The departed deserve an opportunity to leave with a bang!

The song in my head is a song many Luyia children know. It is a song contemplating scarcity while it drips of joy. A song whose significance might be considered by many as just an historical record of emotion during a time of scarcity – a grave omission of an important message that the song seeks to relay to all children and adults with access to it: Prepare for better days, for worse times have existed, and always remember to be joyful.
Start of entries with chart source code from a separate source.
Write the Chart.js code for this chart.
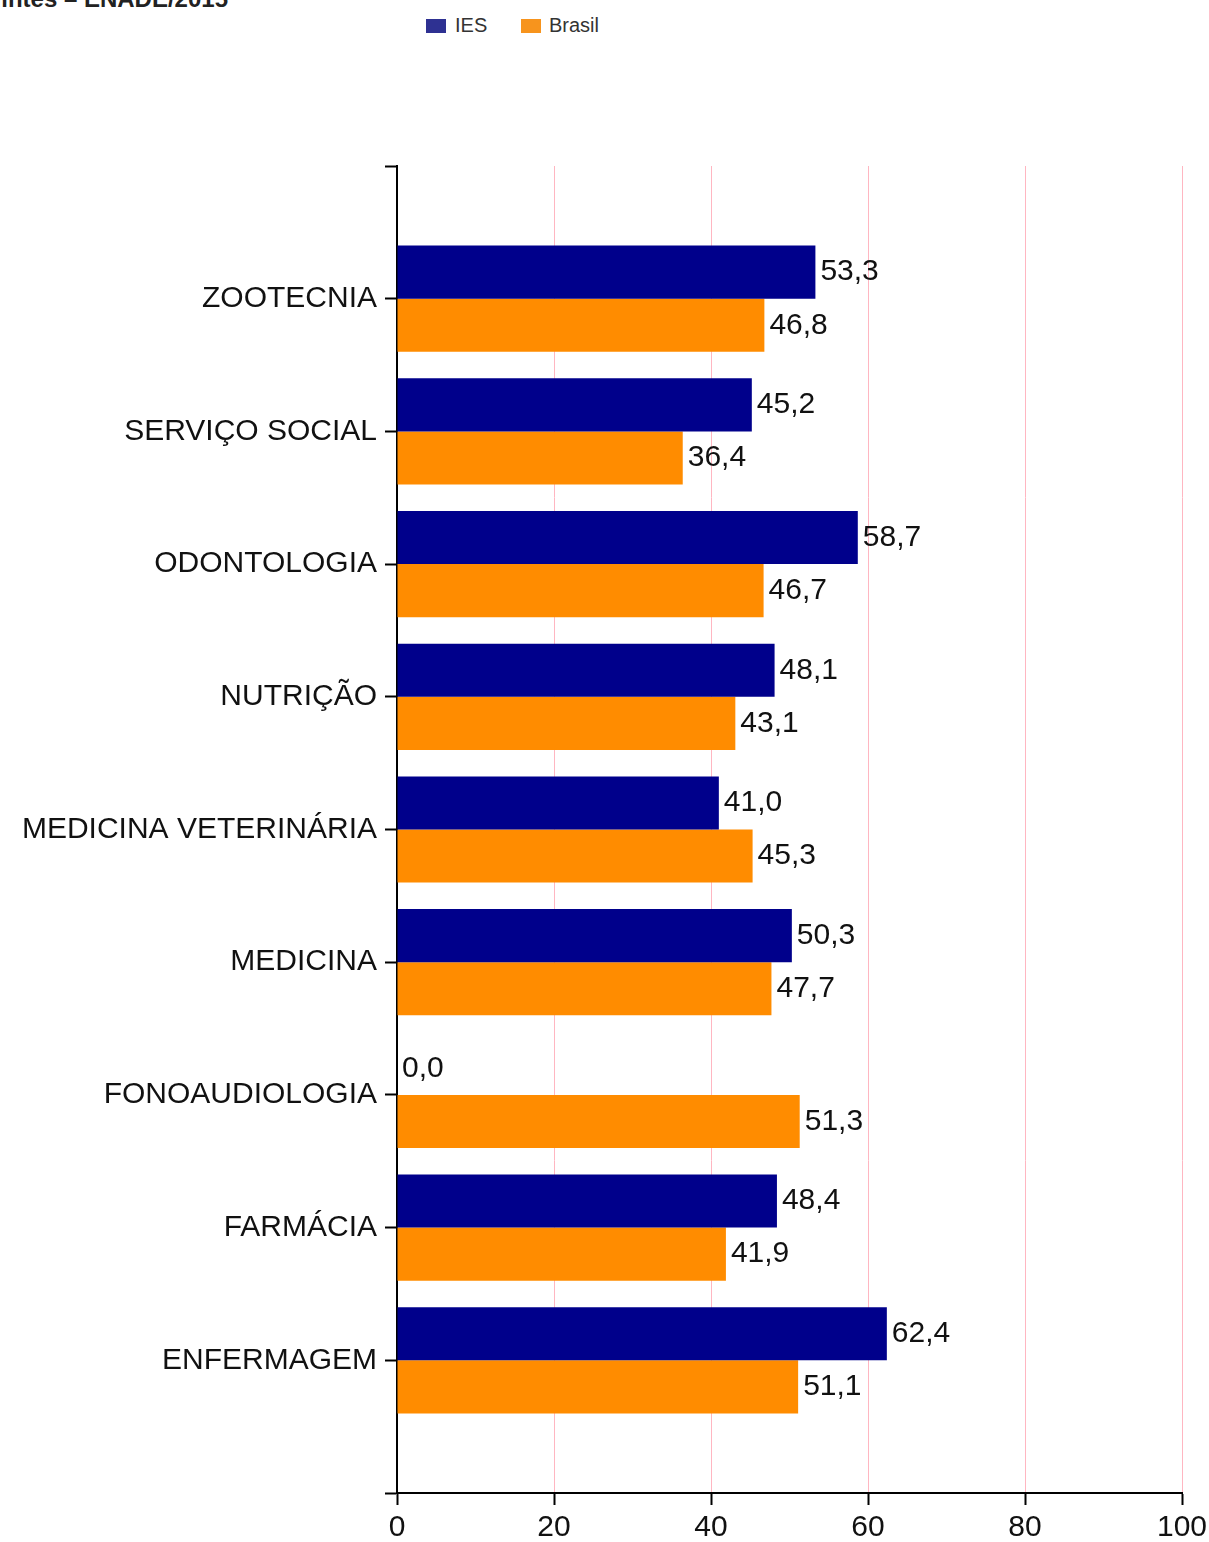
<!DOCTYPE html>
<html>
<head>
    <title>ENADE 2015</title>
    <script src="https://cdn.jsdelivr.net/npm/chart.js"></script>
    <style>
        body { margin: 0; background: #fff; font-family: Arial, "Liberation Sans", sans-serif; }
        #wrap { position: relative; width: 1209px; height: 1542px; overflow: hidden; }
        #title { position: absolute; right: 981px; top: -13px; font: bold 24px/24px Arial, "Liberation Sans", sans-serif; color: #222; white-space: nowrap; }
        .box { position: absolute; top: 19px; width: 20px; height: 14px; }
        .lbl { position: absolute; top: 14px; font: 20px/22px Arial, "Liberation Sans", sans-serif; color: #333; }
        canvas { position: absolute; left: 0; top: 0; }
    </style>
</head>
<body>
<div id="wrap">
    <div id="title">Concluintes – ENADE/2015</div>
    <div class="box" style="left:426px;background:#2e3192"></div>
    <span class="lbl" style="left:455px">IES</span>
    <div class="box" style="left:521px;background:#f7941d"></div>
    <span class="lbl" style="left:549px">Brasil</span>
    <canvas id="myChart" width="1209" height="1542"></canvas>
</div>
<script>
    const categories = ['ZOOTECNIA', 'SERVIÇO SOCIAL', 'ODONTOLOGIA', 'NUTRIÇÃO',
        'MEDICINA VETERINÁRIA', 'MEDICINA', 'FONOAUDIOLOGIA', 'FARMÁCIA', 'ENFERMAGEM'];
    const ies = [53.3, 45.2, 58.7, 48.1, 41.0, 50.3, 0.0, 48.4, 62.4];
    const brasil = [46.8, 36.4, 46.7, 43.1, 45.3, 47.7, 51.3, 41.9, 51.1];
    const xTicks = [0, 20, 40, 60, 80, 100];

    // uma categoria vazia em cada ponta deixa o espaço de cima e de baixo
    const labels = [''].concat(categories, ['']);
    const pad = arr => [null].concat(arr, [null]);

    const fontFamily = 'Arial, "Liberation Sans", sans-serif';

    // rótulos de valor ao lado das barras
    const valueLabels = {
        id: 'valueLabels',
        afterDatasetsDraw(chart) {
            const c = chart.ctx;
            c.save();
            c.font = '30px ' + fontFamily;
            c.fillStyle = '#111';
            c.textAlign = 'left';
            c.textBaseline = 'middle';
            chart.data.datasets.forEach((ds, i) => {
                chart.getDatasetMeta(i).data.forEach((bar, j) => {
                    const v = ds.data[j];
                    if (v === null) return;
                    c.fillText(v.toFixed(1).replace('.', ','), bar.x + 5, bar.y);
                });
            });
            c.restore();
        }
    };

    const ctx = document.getElementById('myChart').getContext('2d');
    const myChart = new Chart(ctx, {
        type: 'bar',
        data: {
            labels: labels,
            datasets: [
                { label: 'IES', data: pad(ies), backgroundColor: '#00008b', borderWidth: 0 },
                { label: 'Brasil', data: pad(brasil), backgroundColor: '#ff8c00', borderWidth: 0 }
            ]
        },
        options: {
            indexAxis: 'y',
            responsive: false,
            animation: false,
            categoryPercentage: 0.8,
            barPercentage: 1.0,
            layout: { padding: { top: 166, right: 27, left: 0, bottom: 0 } },
            plugins: {
                legend: { display: false },
                tooltip: { enabled: false }
            },
            scales: {
                x: {
                    min: 0,
                    max: 100,
                    afterBuildTicks: s => { s.ticks = xTicks.map(v => ({ value: v })); },
                    afterFit: s => { s.height = 49; s.paddingRight = 0; s.paddingLeft = 0; },
                    border: { color: '#000', width: 2 },
                    grid: {
                        color: '#ffb6c1',
                        lineWidth: 1,
                        borderDash: [2, 2],
                        tickColor: '#000',
                        tickWidth: 2,
                        tickLength: 12,
                        tickBorderDash: []
                    },
                    ticks: {
                        color: '#111',
                        padding: 5,
                        font: { size: 30, family: fontFamily }
                    }
                },
                y: {
                    offset: false,
                    afterFit: s => { s.width = 397; },
                    border: { color: '#000', width: 2 },
                    grid: {
                        offset: false,
                        drawOnChartArea: false,
                        tickColor: '#000',
                        tickWidth: 2,
                        tickLength: 12
                    },
                    ticks: {
                        color: '#111',
                        padding: 8,
                        autoSkip: false,
                        font: { size: 30, family: fontFamily }
                    }
                }
            }
        },
        plugins: [valueLabels]
    });
</script>
</body>
</html>
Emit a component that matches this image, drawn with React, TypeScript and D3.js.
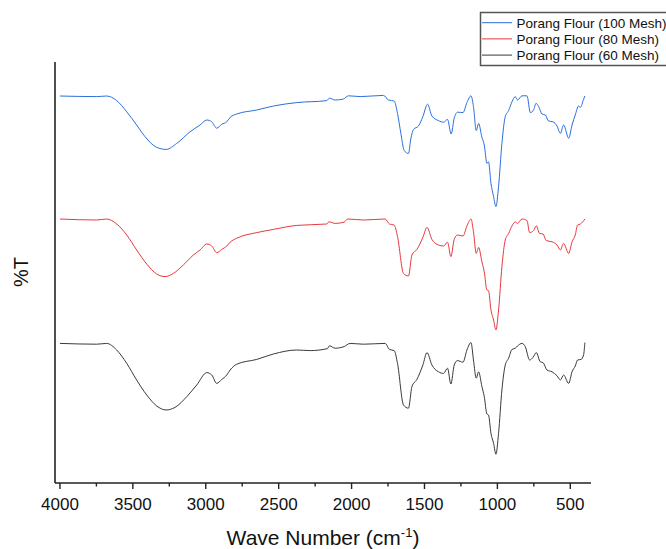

Apart from the disappearance of the grinding stone and the loss of prestige of the white ugali, a lot has changed over the past century in Luyia food culture. From the emondo coming to resemble only itself – part of a chicken – to be eaten by women, to eggs becoming a normal thing for women to eat. The only constant has been rikuvi, the vegetable that grows when cowpea seeds are scattered in the fields. The cowpea seeds that the Nyang’ori people went down to Nyanza to steal more than a century ago, seeds that earned them their name.

Perhaps, the strange emotion that made the old man declare his dislike of the name Nyang’ori was due to his inability to reckon with the fact that time had erased its negative connotations but had left the name and its history intact.

This really is strange.

On our way back from Kawangware market, my friend and I happened to pass by the same spot where we had shared the tongue and overheard a woman asking those in her company, Tukule roho? Shall we eat heart?

We exchanged glances, smiled, our tacit agreement not after all exclusive to us, nor our secret cravings.

Everyone loves to eat, and to share food.

Luyias are no exception. We just eat.